Cena de Proibido nascer no paraíso
No documentário "Proibido nascer no paraíso", Joana Nin traduz indignação em denúncia - Foto Divulgação

O documentário Proibido Nascer no Paraíso, da cineasta Joana Nin, é perturbador. E não é preciso esperar os seus 78 minutos para descobrir que a história de três gestantes moradoras de Fernando de Noronha oculta algo mais sórdido. Se esses filhos nascessem na paradisíaca ilha pernambucana, eles poderiam pleitear um naco de terra, mas isso está fora de cogitação para as autoridades. Resta às mamães serem escorraçadas do arquipélago para darem à luz em Recife.

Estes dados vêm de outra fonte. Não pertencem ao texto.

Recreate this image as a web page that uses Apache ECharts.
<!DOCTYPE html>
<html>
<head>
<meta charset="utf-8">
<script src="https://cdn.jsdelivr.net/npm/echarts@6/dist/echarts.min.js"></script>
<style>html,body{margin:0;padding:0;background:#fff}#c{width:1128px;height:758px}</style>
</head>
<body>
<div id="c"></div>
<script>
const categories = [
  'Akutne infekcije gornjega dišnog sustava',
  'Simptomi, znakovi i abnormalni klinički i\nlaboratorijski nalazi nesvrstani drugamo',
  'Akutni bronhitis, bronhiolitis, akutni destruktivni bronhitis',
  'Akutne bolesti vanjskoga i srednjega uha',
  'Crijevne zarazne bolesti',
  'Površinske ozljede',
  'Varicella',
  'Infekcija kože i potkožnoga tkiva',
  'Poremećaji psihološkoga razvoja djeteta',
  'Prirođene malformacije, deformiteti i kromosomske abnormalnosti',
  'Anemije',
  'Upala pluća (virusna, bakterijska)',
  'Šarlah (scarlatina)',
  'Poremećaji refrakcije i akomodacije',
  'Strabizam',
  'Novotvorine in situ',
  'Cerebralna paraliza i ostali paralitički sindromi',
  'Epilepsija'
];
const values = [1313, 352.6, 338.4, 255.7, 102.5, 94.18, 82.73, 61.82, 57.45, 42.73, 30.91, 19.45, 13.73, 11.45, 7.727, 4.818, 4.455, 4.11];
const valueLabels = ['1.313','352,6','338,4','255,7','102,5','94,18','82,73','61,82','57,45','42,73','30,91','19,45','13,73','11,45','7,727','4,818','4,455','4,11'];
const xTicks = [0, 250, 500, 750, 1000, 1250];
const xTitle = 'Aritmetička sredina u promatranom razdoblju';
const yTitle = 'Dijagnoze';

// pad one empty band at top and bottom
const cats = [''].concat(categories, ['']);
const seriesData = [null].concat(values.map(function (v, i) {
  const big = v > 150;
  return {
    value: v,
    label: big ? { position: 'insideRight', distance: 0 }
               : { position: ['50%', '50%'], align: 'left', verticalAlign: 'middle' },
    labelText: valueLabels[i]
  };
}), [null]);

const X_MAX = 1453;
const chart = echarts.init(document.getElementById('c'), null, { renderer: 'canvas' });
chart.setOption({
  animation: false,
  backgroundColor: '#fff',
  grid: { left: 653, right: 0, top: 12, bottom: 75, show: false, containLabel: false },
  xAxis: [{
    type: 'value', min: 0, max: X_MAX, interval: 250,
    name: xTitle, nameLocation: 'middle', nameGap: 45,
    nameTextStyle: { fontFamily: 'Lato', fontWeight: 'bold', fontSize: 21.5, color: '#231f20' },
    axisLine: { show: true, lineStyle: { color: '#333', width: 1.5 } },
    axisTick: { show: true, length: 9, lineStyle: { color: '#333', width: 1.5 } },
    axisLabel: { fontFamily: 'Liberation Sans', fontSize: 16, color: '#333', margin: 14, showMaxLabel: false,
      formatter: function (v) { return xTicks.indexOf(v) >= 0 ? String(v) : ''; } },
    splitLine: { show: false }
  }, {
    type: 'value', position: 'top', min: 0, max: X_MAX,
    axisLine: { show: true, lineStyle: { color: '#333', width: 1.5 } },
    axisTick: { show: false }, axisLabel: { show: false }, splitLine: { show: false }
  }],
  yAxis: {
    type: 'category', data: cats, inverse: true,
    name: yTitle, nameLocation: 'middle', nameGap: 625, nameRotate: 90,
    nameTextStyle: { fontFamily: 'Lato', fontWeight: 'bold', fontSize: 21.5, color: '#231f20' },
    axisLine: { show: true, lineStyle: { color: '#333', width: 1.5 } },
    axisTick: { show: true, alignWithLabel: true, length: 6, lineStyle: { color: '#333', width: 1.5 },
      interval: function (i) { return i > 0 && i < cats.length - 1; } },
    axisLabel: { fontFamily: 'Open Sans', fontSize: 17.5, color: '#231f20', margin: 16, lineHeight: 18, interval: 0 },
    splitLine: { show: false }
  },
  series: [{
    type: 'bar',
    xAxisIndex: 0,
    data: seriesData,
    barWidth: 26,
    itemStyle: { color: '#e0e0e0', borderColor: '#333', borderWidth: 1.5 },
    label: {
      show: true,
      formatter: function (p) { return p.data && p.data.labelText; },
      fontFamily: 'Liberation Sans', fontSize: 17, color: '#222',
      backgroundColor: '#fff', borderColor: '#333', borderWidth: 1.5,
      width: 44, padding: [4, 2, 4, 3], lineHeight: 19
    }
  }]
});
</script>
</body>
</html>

Joana visitou Noronha, como é mais conhecida entre os habitués, e ficou estarrecida ao descobrir essa história. Há um hospital na ilha, mas ele deixou de prestar atendimento a grávidas 20 anos atrás. E quando elas procuram o local, até para acompanhar a evolução da gravidez, começam a ser aconselhadas, senão coagidas, pela equipe de saúde a se preparar para viajar para a capital de Pernambuco. E tudo com a desculpa de que isso seria melhor para o bebê. O cerco é tão grande que próximo das 12 semanas que antecedem o parto, prazo máximo para elas viajarem em segurança, o assédio se torna quase diário.

Três gestantes, Ione, Harlen e Babalu, foram acompanhadas por Joana entre 2017 e 2019. Elas se alternam entre o conformismo com a situação e a revolta de não poder parir no local. A documentarista as acompanha até no hotel em que são obrigadas a ficar na capital. São bem-assistidas, importante frisar, mas perderam o direito de ter seus filhos onde elas e seus familiares vivem. Tudo para não receberem o benefício reservado aos moradores permanentes, aqueles que vivem há mais de dez anos no arquipélago, de poder reivindicar o recebimento de um terreno ou de uma casa. Quem é proibido de nascer no paraíso perde esse direito.

Fernando de Noronha é um distrito de Pernambuco e é administrado por um cidadão local. Não há compra e venda de imóveis na ilha, o que torna cobiçadíssimo cada centímetro de suas terras. E, como sujeito oculto do documentário (em streaming na Globoplay), há a pressão imobiliária, que não é das menores. Nos últimos anos, pousadas chiques têm invadido o paraíso, e então se faz necessário reduzir a pressão dos nativos pelos seus direitos. Não ter a concorrência das futuras gerações se tornou extremamente conveniente para os interesses dos novos “empreendedores”.

A cineasta teve coragem de trazer à tona essa questão, direcionando a narrativa para um ponto ainda mais importante. Há décadas, a gestação foi incorporada pela indústria capitalista, capaz de cobrar por tudo e definir até a forma de parir. Médicos decidem a hora e o local dos partos, em cesáreas desnecessárias, e são cobrados como procedimentos médicos. Proibido Nascer no Paraíso não deixa de ser o extremo de uma situação distorcida, e não é de hoje.

Proibido Nascer no Paraíso. De Joana Nin. Na Globoplay, Brasil, 2021, 78 min.